La diversa cultura di provenienza non “scrimina” i maltrattamenti

Pubblicato il 14 aprile 2015 Con sentenza n. 14960 depositata il 13 aprile 2015, la Corte di Cassazione, terza sezione penale, ha respinto il ricorso presentato dall’imputato, avverso la pronuncia con cui era stato condannato per aver maltrattato la moglie - costringendola ad avere rapporti sessuali benché incinta - ed altresì per aver fatto mancare i mezzi di sussistenza al figlio minore.

Avverso detta condanna il ricorrente, cittadino marocchino, invocava la scriminante putativa ex art. 51 c.p., poiché le condotte ad esso contestate, sarebbero state consentite nel suo stato di provenienza.

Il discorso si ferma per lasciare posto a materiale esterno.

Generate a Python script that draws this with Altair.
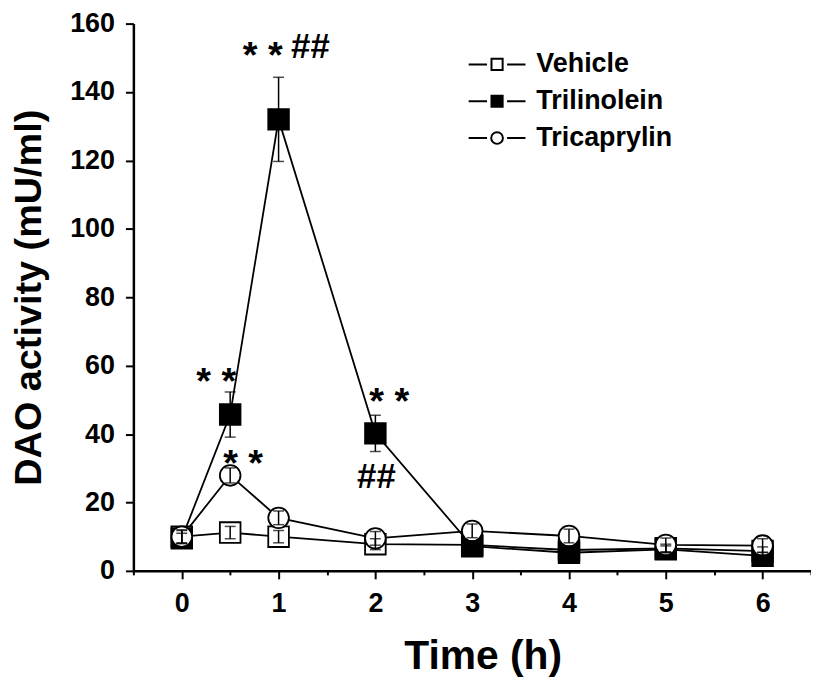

Al riguardo – ha tuttavia osservato la Cassazione – non è concepibile la scomposizione del nostro ordinamento in tanti statuti individuali per quante sono le etnie che lo compongono, non essendo compatibile con l’unicità del tessuto sociale, l’ipotesi di convivenza di culture confliggenti.

E’ invece opportuno che i comportamenti individuali rispondenti alla varietà delle culture, siano armonizzati in base al criterio unificatore della centralità della persona umana, quale denominatore minimo comune per l’istaurazione di una società civile.

Nel caso di specie, in particolare – ha proseguito la Corte – le condotte dell’imputato appaiono contrarie a qualsiasi principio e non possono ritenersi espressione di alcuna cultura, tantomeno di quella di provenienza dell’imputato.

Né può invocarsi alcuna scriminante fondata sull’esercizio di un presunto diritto escluso in linea di principio dall’ordinamento.